De qualquer maneira, transpor a emoção de outra pessoa para outra linguagem, é sempre um desafio. Por isso, procuro sempre ser o mais fiel possível ao que o autor originalmente fez.
- Os quadrinhos são uma mídia que conta com poucas adaptações de fatos da vida real, se compararmos com o cinema ou os livros. Só para citar um exemplo, além de Fax de Sarajevo, Gen – Pés Descalços é uma história especial sobre a II Guerra. Acredita que exista espaço para mais “vida real” nos quadrinhos, especialmente contando as tristezas da guerra como esta obra que adaptou?
Os quadrinhos passaram a abordar mais as historias autobiográficas nos últimos dez quinze anos. Então, é um engano dizer que o universo dos quadrinhos só tem coisas ficcionais. A questão é que infelizmente isso não tem a mesma divulgação e dimensão do cinema e da televisão.

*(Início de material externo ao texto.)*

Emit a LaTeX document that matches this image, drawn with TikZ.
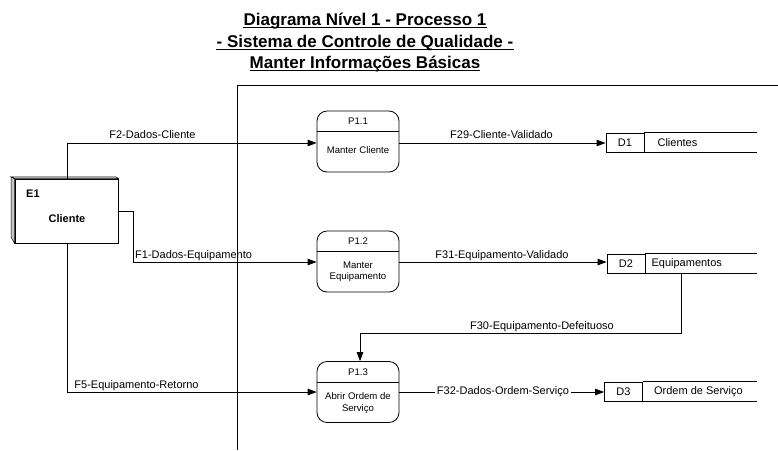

Tem muitos quadrinhos baseados nas experiências dos próprios autores, além desses citados, tem Maus – A história de um sobrevivente, do Art Spiegelman, que tem uma história fortíssima sobre a Segunda Guerra Mundial e foi o único quadrinho a ganhar o Prêmio Pulitzer de Jornalismo. Há também Fun Home, da Alison Bechdel, Cicatrizes do David Small, Retalhos do Craig Thompson, várias obras do mestre Will Eisner e muitos outros.
Existem quadrinhos autobiográficos de diversos gêneros e é algo que está ganhando cada vez mais espaço, inclusive no Brasil. Assim, podemos nos preparar que ainda tem muita coisa boa sendo produzida para todos os gêneros, públicos e gostos.
Fax de Sarajevo está disponível pelo preço de R$79,90 e é editado pela Via Leitura. Conta com 208 páginas e sua edição é capa dura. Esta é a primeira edição em português da HQ, lançada originalmente em 1996.